Just when you have stopped feeling grateful that you managed to get your child into a decent primary school, they have made some friends and are progressing well academically, before you know it, the years have sped past and Secondary School Fever hits you.
It affects different areas of the country at different times, depending on whether you are in a Grammar School area, how much competition there is for a decent school place, and it’s incredibly hard not to get swept up in it.
If you live in an area where there is any form of selection process for secondary schools it’s not unknown for children to start tutoring in reception. In some areas, a lot of them start once they reach Junior School and by the time they get to Year 5, then anyone who wants a chance at a place is at it.
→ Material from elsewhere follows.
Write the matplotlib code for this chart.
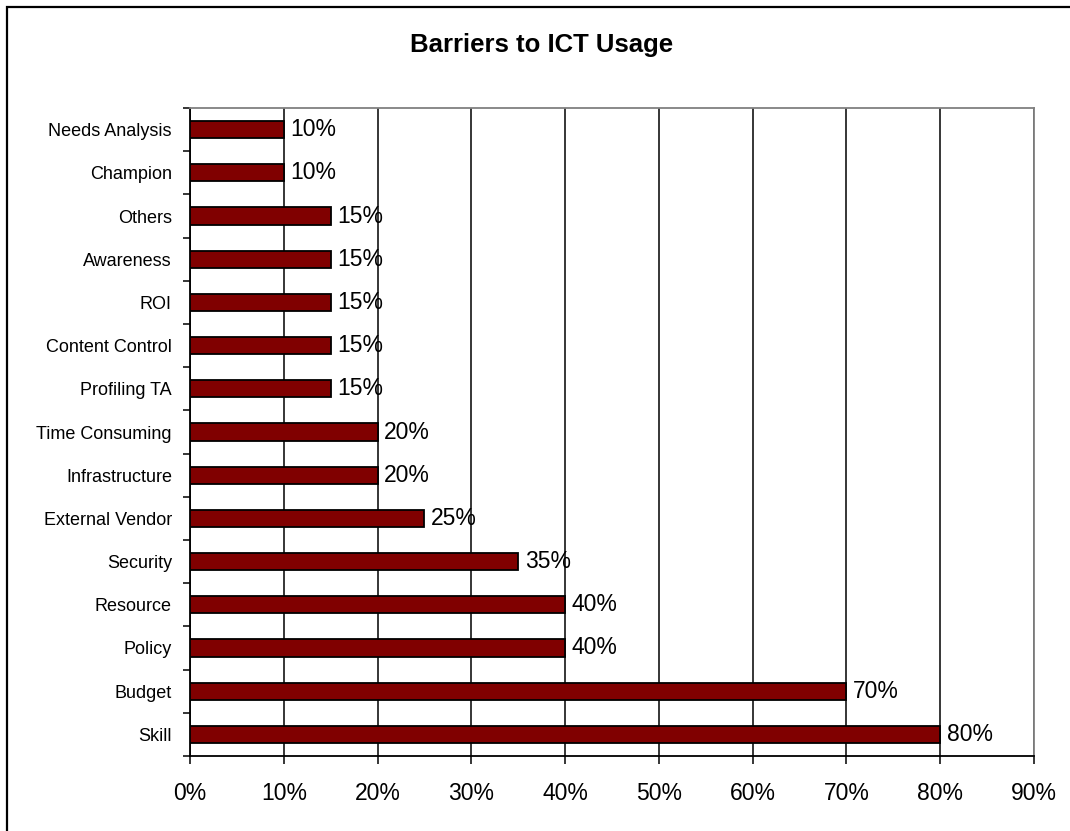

Sometimes it seems that the 11+ is less a test of academic potential and more a test of how much tutoring parents have managed to subject their child to.
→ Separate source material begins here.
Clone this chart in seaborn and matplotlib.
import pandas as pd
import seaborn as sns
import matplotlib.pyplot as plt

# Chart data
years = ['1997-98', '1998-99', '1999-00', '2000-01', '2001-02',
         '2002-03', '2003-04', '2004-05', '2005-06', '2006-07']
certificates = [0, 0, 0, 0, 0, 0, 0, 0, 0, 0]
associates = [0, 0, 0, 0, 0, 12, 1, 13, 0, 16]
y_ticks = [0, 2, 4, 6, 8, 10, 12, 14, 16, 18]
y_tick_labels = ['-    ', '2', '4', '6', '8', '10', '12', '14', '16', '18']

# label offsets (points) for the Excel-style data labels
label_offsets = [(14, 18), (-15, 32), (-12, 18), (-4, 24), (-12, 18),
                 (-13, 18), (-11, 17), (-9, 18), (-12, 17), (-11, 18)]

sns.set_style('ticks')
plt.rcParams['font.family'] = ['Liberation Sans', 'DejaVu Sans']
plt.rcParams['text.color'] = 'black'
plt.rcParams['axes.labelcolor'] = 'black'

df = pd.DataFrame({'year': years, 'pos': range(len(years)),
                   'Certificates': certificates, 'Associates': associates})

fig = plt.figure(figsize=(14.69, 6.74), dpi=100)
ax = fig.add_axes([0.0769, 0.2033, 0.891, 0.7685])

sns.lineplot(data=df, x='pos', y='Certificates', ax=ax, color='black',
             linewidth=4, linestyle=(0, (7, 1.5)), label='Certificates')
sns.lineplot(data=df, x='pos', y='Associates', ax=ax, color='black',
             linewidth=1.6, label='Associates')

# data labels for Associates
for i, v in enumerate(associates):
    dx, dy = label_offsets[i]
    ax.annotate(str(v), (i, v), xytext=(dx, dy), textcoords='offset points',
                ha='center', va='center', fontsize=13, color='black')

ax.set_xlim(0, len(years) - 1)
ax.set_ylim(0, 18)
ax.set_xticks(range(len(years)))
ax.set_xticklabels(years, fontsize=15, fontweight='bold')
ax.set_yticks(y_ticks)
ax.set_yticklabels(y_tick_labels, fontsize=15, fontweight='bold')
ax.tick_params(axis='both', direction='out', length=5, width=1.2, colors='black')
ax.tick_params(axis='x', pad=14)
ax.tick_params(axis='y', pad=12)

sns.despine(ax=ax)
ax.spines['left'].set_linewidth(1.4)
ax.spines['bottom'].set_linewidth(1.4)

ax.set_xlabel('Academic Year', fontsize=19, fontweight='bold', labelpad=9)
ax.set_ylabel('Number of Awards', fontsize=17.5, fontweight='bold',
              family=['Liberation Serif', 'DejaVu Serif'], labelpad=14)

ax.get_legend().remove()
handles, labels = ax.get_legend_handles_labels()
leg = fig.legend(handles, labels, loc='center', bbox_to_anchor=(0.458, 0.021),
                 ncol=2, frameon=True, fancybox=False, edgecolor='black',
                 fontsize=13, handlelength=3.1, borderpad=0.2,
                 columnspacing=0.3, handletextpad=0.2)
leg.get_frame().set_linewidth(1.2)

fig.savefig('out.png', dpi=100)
If you thought that choosing a primary school place was stressful, then you may be apprehensive at the thought of having to do it all again but it will help if you can keep your head while everyone else seems to be losing theirs. Some things to consider include:
1/Look at distance. Your child might be able to get into a brilliant selective school on the other side of the County but how much more time is the journey going to add to their school day. As a rule, a lot of secondary school children in the UK tend to make their own way to school. Is there a public transport route or will you have to drive them every single day? Will they have any school friends living locally? How easy will it be for you collect them if they become sick or injured?
2/ Examine Ofsted reports, GCSE and A-level results by all means, but remember they are not necessarily the be all and end all. Everyone wants their child to reach their potential and be stretched that little bit further if possible. A school that focuses on doing this, no matter how academic the child is, will be able to cater for the very able as well as those who need help.
3/ Look at the size of the school. Large schools often enjoy lots of resources and different options but a shy child or one who has social difficulties may really struggle in a large crowd. Some large schools divide their pupils into more manageable houses which they remain in for their school career. Also check out the class sizes.
4/ Consider the specialism of the school, but remember all schools teach the same basic subjects. Check out which universities pupils are accepted at and what they go on to study if you think your child is university material.
5/ Visit the school and try and get a feel for its ethos. Go to an open day and talk to the teachers and students. Watch the students after school and see how they behave in public. Check out the school website to see if it’s well-designed and up-to-date website, and see if you can find copies of recent newsletters, to see what sort of communication the head has with the students. It can also be useful to see if there are any persistent problems with uniform or behaviour.
Whatever you decide, make sure you involve your child in the decision. After all, it’s them who are going to have to attend the school you choose every day, not you.